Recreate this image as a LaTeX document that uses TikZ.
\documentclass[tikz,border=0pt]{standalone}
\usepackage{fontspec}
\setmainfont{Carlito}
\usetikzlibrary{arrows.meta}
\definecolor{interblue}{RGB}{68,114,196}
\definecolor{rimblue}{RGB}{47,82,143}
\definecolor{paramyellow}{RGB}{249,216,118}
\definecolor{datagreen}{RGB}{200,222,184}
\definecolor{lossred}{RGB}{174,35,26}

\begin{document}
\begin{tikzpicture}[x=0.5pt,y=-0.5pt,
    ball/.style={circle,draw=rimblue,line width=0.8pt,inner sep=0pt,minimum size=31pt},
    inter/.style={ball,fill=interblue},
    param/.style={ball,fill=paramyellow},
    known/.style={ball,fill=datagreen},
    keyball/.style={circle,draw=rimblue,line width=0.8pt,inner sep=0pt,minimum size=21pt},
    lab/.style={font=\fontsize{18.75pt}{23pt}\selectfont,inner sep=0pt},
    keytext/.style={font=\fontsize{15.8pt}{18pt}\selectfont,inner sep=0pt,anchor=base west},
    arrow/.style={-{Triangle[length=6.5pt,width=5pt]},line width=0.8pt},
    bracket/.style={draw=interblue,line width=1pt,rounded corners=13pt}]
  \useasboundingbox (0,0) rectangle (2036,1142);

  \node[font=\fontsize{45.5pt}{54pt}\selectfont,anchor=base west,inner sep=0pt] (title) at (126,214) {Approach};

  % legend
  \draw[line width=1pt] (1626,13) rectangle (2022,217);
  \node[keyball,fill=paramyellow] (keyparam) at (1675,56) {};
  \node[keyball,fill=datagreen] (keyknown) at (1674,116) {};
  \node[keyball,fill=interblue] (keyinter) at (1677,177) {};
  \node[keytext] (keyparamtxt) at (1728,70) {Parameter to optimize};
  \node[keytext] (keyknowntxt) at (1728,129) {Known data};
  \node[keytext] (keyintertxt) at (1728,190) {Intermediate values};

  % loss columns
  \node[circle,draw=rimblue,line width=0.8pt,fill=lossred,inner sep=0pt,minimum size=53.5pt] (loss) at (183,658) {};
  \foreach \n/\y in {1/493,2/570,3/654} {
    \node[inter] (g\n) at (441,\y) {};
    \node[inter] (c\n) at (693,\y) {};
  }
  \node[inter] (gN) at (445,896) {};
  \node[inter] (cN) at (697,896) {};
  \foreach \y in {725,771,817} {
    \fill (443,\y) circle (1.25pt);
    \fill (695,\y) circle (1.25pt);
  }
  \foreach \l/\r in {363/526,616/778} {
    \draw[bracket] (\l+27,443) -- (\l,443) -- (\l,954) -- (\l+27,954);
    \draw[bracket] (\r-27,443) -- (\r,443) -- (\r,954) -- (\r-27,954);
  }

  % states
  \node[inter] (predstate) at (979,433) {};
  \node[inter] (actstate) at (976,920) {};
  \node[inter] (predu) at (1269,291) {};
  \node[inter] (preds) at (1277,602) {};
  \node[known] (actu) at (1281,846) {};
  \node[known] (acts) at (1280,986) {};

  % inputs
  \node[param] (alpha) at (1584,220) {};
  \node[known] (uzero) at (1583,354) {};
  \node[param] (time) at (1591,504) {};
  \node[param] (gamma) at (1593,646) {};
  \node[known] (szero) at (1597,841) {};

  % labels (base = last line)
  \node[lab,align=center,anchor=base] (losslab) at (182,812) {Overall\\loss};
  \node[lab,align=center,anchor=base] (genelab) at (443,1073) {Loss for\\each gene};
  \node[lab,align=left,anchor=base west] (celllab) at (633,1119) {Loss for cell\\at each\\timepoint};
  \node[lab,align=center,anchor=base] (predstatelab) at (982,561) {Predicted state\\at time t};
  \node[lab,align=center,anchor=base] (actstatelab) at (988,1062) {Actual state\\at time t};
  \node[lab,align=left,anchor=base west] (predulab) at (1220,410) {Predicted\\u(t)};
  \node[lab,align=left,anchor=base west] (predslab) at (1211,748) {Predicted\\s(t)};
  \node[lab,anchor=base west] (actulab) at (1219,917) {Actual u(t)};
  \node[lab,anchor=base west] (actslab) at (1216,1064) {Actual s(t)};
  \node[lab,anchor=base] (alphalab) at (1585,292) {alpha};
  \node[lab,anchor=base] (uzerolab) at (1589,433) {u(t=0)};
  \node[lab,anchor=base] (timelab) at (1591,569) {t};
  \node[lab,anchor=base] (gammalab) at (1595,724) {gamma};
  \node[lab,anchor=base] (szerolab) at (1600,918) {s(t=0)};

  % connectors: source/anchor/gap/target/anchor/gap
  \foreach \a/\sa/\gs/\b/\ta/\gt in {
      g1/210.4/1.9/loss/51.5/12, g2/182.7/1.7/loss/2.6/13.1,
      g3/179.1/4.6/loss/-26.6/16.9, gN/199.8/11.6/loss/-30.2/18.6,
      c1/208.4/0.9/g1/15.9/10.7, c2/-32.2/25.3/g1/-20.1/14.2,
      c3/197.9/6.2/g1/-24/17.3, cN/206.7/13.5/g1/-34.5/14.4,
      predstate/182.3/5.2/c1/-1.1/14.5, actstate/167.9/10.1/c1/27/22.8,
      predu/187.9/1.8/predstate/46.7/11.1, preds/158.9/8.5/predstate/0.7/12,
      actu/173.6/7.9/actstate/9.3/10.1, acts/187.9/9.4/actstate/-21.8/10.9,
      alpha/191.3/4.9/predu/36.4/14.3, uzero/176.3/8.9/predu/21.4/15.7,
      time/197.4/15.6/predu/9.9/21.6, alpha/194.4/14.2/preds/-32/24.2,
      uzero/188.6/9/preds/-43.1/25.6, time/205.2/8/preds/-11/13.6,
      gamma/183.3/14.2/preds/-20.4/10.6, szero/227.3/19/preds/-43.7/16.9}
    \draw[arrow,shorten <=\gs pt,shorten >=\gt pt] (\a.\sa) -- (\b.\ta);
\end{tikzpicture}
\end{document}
┄┄┄┄┄┄┄┄┄┄┄┄┄┄┄┄┄┄┄┄
▶ **Task prompt**
Return all of the data precisely as it appears.

▶ **Written response**
Recreate this image as a LaTeX document that uses TikZ.
\documentclass[tikz,border=0pt]{standalone}
\usepackage{fontspec}
\setmainfont{Carlito}
\usetikzlibrary{arrows.meta}
\definecolor{interblue}{RGB}{68,114,196}
\definecolor{rimblue}{RGB}{47,82,143}
\definecolor{paramyellow}{RGB}{249,216,118}
\definecolor{datagreen}{RGB}{200,222,184}
\definecolor{lossred}{RGB}{174,35,26}

\begin{document}
\begin{tikzpicture}[x=0.5pt,y=-0.5pt,
    ball/.style={circle,draw=rimblue,line width=0.8pt,inner sep=0pt,minimum size=31pt},
    inter/.style={ball,fill=interblue},
    param/.style={ball,fill=paramyellow},
    known/.style={ball,fill=datagreen},
    keyball/.style={circle,draw=rimblue,line width=0.8pt,inner sep=0pt,minimum size=21pt},
    lab/.style={font=\fontsize{18.75pt}{23pt}\selectfont,inner sep=0pt},
    keytext/.style={font=\fontsize{15.8pt}{18pt}\selectfont,inner sep=0pt,anchor=base west},
    arrow/.style={-{Triangle[length=6.5pt,width=5pt]},line width=0.8pt},
    bracket/.style={draw=interblue,line width=1pt,rounded corners=13pt}]
  \useasboundingbox (0,0) rectangle (2036,1142);

  \node[font=\fontsize{45.5pt}{54pt}\selectfont,anchor=base west,inner sep=0pt] (title) at (126,214) {Approach};

  % legend
  \draw[line width=1pt] (1626,13) rectangle (2022,217);
  \node[keyball,fill=paramyellow] (keyparam) at (1675,56) {};
  \node[keyball,fill=datagreen] (keyknown) at (1674,116) {};
  \node[keyball,fill=interblue] (keyinter) at (1677,177) {};
  \node[keytext] (keyparamtxt) at (1728,70) {Parameter to optimize};
  \node[keytext] (keyknowntxt) at (1728,129) {Known data};
  \node[keytext] (keyintertxt) at (1728,190) {Intermediate values};

  % loss columns
  \node[circle,draw=rimblue,line width=0.8pt,fill=lossred,inner sep=0pt,minimum size=53.5pt] (loss) at (183,658) {};
  \foreach \n/\y in {1/493,2/570,3/654} {
    \node[inter] (g\n) at (441,\y) {};
    \node[inter] (c\n) at (693,\y) {};
  }
  \node[inter] (gN) at (445,896) {};
  \node[inter] (cN) at (697,896) {};
  \foreach \y in {725,771,817} {
    \fill (443,\y) circle (1.25pt);
    \fill (695,\y) circle (1.25pt);
  }
  \foreach \l/\r in {363/526,616/778} {
    \draw[bracket] (\l+27,443) -- (\l,443) -- (\l,954) -- (\l+27,954);
    \draw[bracket] (\r-27,443) -- (\r,443) -- (\r,954) -- (\r-27,954);
  }

  % states
  \node[inter] (predstate) at (979,433) {};
  \node[inter] (actstate) at (976,920) {};
  \node[inter] (predu) at (1269,291) {};
  \node[inter] (preds) at (1277,602) {};
  \node[known] (actu) at (1281,846) {};
  \node[known] (acts) at (1280,986) {};

  % inputs
  \node[param] (alpha) at (1584,220) {};
  \node[known] (uzero) at (1583,354) {};
  \node[param] (time) at (1591,504) {};
  \node[param] (gamma) at (1593,646) {};
  \node[known] (szero) at (1597,841) {};

  % labels (base = last line)
  \node[lab,align=center,anchor=base] (losslab) at (182,812) {Overall\\loss};
  \node[lab,align=center,anchor=base] (genelab) at (443,1073) {Loss for\\each gene};
  \node[lab,align=left,anchor=base west] (celllab) at (633,1119) {Loss for cell\\at each\\timepoint};
  \node[lab,align=center,anchor=base] (predstatelab) at (982,561) {Predicted state\\at time t};
  \node[lab,align=center,anchor=base] (actstatelab) at (988,1062) {Actual state\\at time t};
  \node[lab,align=left,anchor=base west] (predulab) at (1220,410) {Predicted\\u(t)};
  \node[lab,align=left,anchor=base west] (predslab) at (1211,748) {Predicted\\s(t)};
  \node[lab,anchor=base west] (actulab) at (1219,917) {Actual u(t)};
  \node[lab,anchor=base west] (actslab) at (1216,1064) {Actual s(t)};
  \node[lab,anchor=base] (alphalab) at (1585,292) {alpha};
  \node[lab,anchor=base] (uzerolab) at (1589,433) {u(t=0)};
  \node[lab,anchor=base] (timelab) at (1591,569) {t};
  \node[lab,anchor=base] (gammalab) at (1595,724) {gamma};
  \node[lab,anchor=base] (szerolab) at (1600,918) {s(t=0)};

  % connectors: source/anchor/gap/target/anchor/gap
  \foreach \a/\sa/\gs/\b/\ta/\gt in {
      g1/210.4/1.9/loss/51.5/12, g2/182.7/1.7/loss/2.6/13.1,
      g3/179.1/4.6/loss/-26.6/16.9, gN/199.8/11.6/loss/-30.2/18.6,
      c1/208.4/0.9/g1/15.9/10.7, c2/-32.2/25.3/g1/-20.1/14.2,
      c3/197.9/6.2/g1/-24/17.3, cN/206.7/13.5/g1/-34.5/14.4,
      predstate/182.3/5.2/c1/-1.1/14.5, actstate/167.9/10.1/c1/27/22.8,
      predu/187.9/1.8/predstate/46.7/11.1, preds/158.9/8.5/predstate/0.7/12,
      actu/173.6/7.9/actstate/9.3/10.1, acts/187.9/9.4/actstate/-21.8/10.9,
      alpha/191.3/4.9/predu/36.4/14.3, uzero/176.3/8.9/predu/21.4/15.7,
      time/197.4/15.6/predu/9.9/21.6, alpha/194.4/14.2/preds/-32/24.2,
      uzero/188.6/9/preds/-43.1/25.6, time/205.2/8/preds/-11/13.6,
      gamma/183.3/14.2/preds/-20.4/10.6, szero/227.3/19/preds/-43.7/16.9}
    \draw[arrow,shorten <=\gs pt,shorten >=\gt pt] (\a.\sa) -- (\b.\ta);
\end{tikzpicture}
\end{document}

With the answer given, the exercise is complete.